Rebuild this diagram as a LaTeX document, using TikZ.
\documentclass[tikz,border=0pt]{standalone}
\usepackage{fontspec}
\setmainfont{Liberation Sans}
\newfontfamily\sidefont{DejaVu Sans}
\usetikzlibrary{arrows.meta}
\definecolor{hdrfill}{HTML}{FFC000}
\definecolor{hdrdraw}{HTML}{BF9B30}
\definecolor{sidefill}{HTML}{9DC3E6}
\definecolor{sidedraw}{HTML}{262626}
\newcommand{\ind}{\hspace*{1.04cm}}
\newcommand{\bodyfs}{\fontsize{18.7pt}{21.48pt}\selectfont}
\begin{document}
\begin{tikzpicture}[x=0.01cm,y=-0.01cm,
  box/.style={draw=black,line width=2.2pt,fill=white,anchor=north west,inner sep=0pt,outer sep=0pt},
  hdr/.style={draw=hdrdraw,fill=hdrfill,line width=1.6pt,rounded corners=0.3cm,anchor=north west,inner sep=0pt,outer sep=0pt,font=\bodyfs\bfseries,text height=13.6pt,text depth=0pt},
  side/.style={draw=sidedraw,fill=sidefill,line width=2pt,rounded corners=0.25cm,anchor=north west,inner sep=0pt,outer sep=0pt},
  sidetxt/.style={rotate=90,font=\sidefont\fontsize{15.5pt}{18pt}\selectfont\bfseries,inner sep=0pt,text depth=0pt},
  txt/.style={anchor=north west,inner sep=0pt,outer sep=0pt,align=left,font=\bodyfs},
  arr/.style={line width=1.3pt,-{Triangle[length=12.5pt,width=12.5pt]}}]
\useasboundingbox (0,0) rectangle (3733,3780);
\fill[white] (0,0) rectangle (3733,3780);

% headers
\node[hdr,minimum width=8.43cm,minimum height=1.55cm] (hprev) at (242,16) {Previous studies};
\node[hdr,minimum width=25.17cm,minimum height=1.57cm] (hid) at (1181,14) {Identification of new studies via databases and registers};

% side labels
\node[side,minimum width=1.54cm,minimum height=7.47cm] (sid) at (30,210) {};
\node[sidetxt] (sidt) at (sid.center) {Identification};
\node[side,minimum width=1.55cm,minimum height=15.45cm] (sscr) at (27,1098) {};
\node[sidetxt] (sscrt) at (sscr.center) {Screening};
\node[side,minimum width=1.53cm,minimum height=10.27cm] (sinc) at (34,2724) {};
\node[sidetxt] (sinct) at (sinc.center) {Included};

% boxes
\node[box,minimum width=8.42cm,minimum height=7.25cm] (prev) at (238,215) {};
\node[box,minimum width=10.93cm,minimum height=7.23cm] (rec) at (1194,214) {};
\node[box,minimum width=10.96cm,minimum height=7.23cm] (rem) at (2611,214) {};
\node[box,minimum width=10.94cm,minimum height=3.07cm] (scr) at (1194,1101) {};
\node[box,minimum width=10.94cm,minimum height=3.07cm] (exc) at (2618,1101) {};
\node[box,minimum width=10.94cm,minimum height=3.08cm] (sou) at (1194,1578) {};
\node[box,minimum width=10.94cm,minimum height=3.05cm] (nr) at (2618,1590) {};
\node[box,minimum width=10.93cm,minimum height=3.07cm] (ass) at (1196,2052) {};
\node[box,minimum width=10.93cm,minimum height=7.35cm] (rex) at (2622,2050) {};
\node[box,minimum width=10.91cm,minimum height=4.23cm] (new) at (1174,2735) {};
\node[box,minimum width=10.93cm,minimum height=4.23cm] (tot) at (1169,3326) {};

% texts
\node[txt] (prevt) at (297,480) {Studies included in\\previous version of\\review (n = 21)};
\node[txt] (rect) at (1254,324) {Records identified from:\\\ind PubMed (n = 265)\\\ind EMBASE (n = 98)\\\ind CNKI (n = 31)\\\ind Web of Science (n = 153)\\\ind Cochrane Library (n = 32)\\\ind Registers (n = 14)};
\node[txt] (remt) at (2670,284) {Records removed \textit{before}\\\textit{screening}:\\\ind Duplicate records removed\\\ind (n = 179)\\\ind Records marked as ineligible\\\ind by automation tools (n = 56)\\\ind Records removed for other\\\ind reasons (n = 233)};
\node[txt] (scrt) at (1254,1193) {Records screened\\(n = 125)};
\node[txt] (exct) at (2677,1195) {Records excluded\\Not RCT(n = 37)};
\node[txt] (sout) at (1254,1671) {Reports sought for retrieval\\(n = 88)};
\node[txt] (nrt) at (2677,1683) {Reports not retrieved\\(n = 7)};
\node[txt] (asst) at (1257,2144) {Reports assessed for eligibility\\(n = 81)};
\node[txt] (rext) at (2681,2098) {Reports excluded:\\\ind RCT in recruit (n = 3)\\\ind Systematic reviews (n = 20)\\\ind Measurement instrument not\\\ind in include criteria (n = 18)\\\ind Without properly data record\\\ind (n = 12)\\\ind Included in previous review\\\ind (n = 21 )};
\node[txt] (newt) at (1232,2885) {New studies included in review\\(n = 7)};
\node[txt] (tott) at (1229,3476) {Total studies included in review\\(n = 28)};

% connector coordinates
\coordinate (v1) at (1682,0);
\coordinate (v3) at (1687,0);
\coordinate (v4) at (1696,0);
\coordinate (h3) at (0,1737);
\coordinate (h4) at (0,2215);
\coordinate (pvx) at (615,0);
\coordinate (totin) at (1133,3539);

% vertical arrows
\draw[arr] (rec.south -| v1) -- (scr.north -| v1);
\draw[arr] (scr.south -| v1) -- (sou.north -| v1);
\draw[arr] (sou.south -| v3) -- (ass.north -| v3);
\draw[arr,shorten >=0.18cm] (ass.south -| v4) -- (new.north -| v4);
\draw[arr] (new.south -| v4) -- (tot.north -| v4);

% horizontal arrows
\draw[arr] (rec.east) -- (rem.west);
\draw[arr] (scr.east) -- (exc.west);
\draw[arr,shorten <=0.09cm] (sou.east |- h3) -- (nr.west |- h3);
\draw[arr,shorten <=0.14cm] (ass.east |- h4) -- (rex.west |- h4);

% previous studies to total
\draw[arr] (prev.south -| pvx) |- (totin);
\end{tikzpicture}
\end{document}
++++++++++++++++++++
> **EXERCISE REQUIREMENTS**
Word for word, restate all of the data shown above.

> **FULL SOLUTION**
Rebuild this diagram as a LaTeX document, using TikZ.
\documentclass[tikz,border=0pt]{standalone}
\usepackage{fontspec}
\setmainfont{Liberation Sans}
\newfontfamily\sidefont{DejaVu Sans}
\usetikzlibrary{arrows.meta}
\definecolor{hdrfill}{HTML}{FFC000}
\definecolor{hdrdraw}{HTML}{BF9B30}
\definecolor{sidefill}{HTML}{9DC3E6}
\definecolor{sidedraw}{HTML}{262626}
\newcommand{\ind}{\hspace*{1.04cm}}
\newcommand{\bodyfs}{\fontsize{18.7pt}{21.48pt}\selectfont}
\begin{document}
\begin{tikzpicture}[x=0.01cm,y=-0.01cm,
  box/.style={draw=black,line width=2.2pt,fill=white,anchor=north west,inner sep=0pt,outer sep=0pt},
  hdr/.style={draw=hdrdraw,fill=hdrfill,line width=1.6pt,rounded corners=0.3cm,anchor=north west,inner sep=0pt,outer sep=0pt,font=\bodyfs\bfseries,text height=13.6pt,text depth=0pt},
  side/.style={draw=sidedraw,fill=sidefill,line width=2pt,rounded corners=0.25cm,anchor=north west,inner sep=0pt,outer sep=0pt},
  sidetxt/.style={rotate=90,font=\sidefont\fontsize{15.5pt}{18pt}\selectfont\bfseries,inner sep=0pt,text depth=0pt},
  txt/.style={anchor=north west,inner sep=0pt,outer sep=0pt,align=left,font=\bodyfs},
  arr/.style={line width=1.3pt,-{Triangle[length=12.5pt,width=12.5pt]}}]
\useasboundingbox (0,0) rectangle (3733,3780);
\fill[white] (0,0) rectangle (3733,3780);

% headers
\node[hdr,minimum width=8.43cm,minimum height=1.55cm] (hprev) at (242,16) {Previous studies};
\node[hdr,minimum width=25.17cm,minimum height=1.57cm] (hid) at (1181,14) {Identification of new studies via databases and registers};

% side labels
\node[side,minimum width=1.54cm,minimum height=7.47cm] (sid) at (30,210) {};
\node[sidetxt] (sidt) at (sid.center) {Identification};
\node[side,minimum width=1.55cm,minimum height=15.45cm] (sscr) at (27,1098) {};
\node[sidetxt] (sscrt) at (sscr.center) {Screening};
\node[side,minimum width=1.53cm,minimum height=10.27cm] (sinc) at (34,2724) {};
\node[sidetxt] (sinct) at (sinc.center) {Included};

% boxes
\node[box,minimum width=8.42cm,minimum height=7.25cm] (prev) at (238,215) {};
\node[box,minimum width=10.93cm,minimum height=7.23cm] (rec) at (1194,214) {};
\node[box,minimum width=10.96cm,minimum height=7.23cm] (rem) at (2611,214) {};
\node[box,minimum width=10.94cm,minimum height=3.07cm] (scr) at (1194,1101) {};
\node[box,minimum width=10.94cm,minimum height=3.07cm] (exc) at (2618,1101) {};
\node[box,minimum width=10.94cm,minimum height=3.08cm] (sou) at (1194,1578) {};
\node[box,minimum width=10.94cm,minimum height=3.05cm] (nr) at (2618,1590) {};
\node[box,minimum width=10.93cm,minimum height=3.07cm] (ass) at (1196,2052) {};
\node[box,minimum width=10.93cm,minimum height=7.35cm] (rex) at (2622,2050) {};
\node[box,minimum width=10.91cm,minimum height=4.23cm] (new) at (1174,2735) {};
\node[box,minimum width=10.93cm,minimum height=4.23cm] (tot) at (1169,3326) {};

% texts
\node[txt] (prevt) at (297,480) {Studies included in\\previous version of\\review (n = 21)};
\node[txt] (rect) at (1254,324) {Records identified from:\\\ind PubMed (n = 265)\\\ind EMBASE (n = 98)\\\ind CNKI (n = 31)\\\ind Web of Science (n = 153)\\\ind Cochrane Library (n = 32)\\\ind Registers (n = 14)};
\node[txt] (remt) at (2670,284) {Records removed \textit{before}\\\textit{screening}:\\\ind Duplicate records removed\\\ind (n = 179)\\\ind Records marked as ineligible\\\ind by automation tools (n = 56)\\\ind Records removed for other\\\ind reasons (n = 233)};
\node[txt] (scrt) at (1254,1193) {Records screened\\(n = 125)};
\node[txt] (exct) at (2677,1195) {Records excluded\\Not RCT(n = 37)};
\node[txt] (sout) at (1254,1671) {Reports sought for retrieval\\(n = 88)};
\node[txt] (nrt) at (2677,1683) {Reports not retrieved\\(n = 7)};
\node[txt] (asst) at (1257,2144) {Reports assessed for eligibility\\(n = 81)};
\node[txt] (rext) at (2681,2098) {Reports excluded:\\\ind RCT in recruit (n = 3)\\\ind Systematic reviews (n = 20)\\\ind Measurement instrument not\\\ind in include criteria (n = 18)\\\ind Without properly data record\\\ind (n = 12)\\\ind Included in previous review\\\ind (n = 21 )};
\node[txt] (newt) at (1232,2885) {New studies included in review\\(n = 7)};
\node[txt] (tott) at (1229,3476) {Total studies included in review\\(n = 28)};

% connector coordinates
\coordinate (v1) at (1682,0);
\coordinate (v3) at (1687,0);
\coordinate (v4) at (1696,0);
\coordinate (h3) at (0,1737);
\coordinate (h4) at (0,2215);
\coordinate (pvx) at (615,0);
\coordinate (totin) at (1133,3539);

% vertical arrows
\draw[arr] (rec.south -| v1) -- (scr.north -| v1);
\draw[arr] (scr.south -| v1) -- (sou.north -| v1);
\draw[arr] (sou.south -| v3) -- (ass.north -| v3);
\draw[arr,shorten >=0.18cm] (ass.south -| v4) -- (new.north -| v4);
\draw[arr] (new.south -| v4) -- (tot.north -| v4);

% horizontal arrows
\draw[arr] (rec.east) -- (rem.west);
\draw[arr] (scr.east) -- (exc.west);
\draw[arr,shorten <=0.09cm] (sou.east |- h3) -- (nr.west |- h3);
\draw[arr,shorten <=0.14cm] (ass.east |- h4) -- (rex.west |- h4);

% previous studies to total
\draw[arr] (prev.south -| pvx) |- (totin);
\end{tikzpicture}
\end{document}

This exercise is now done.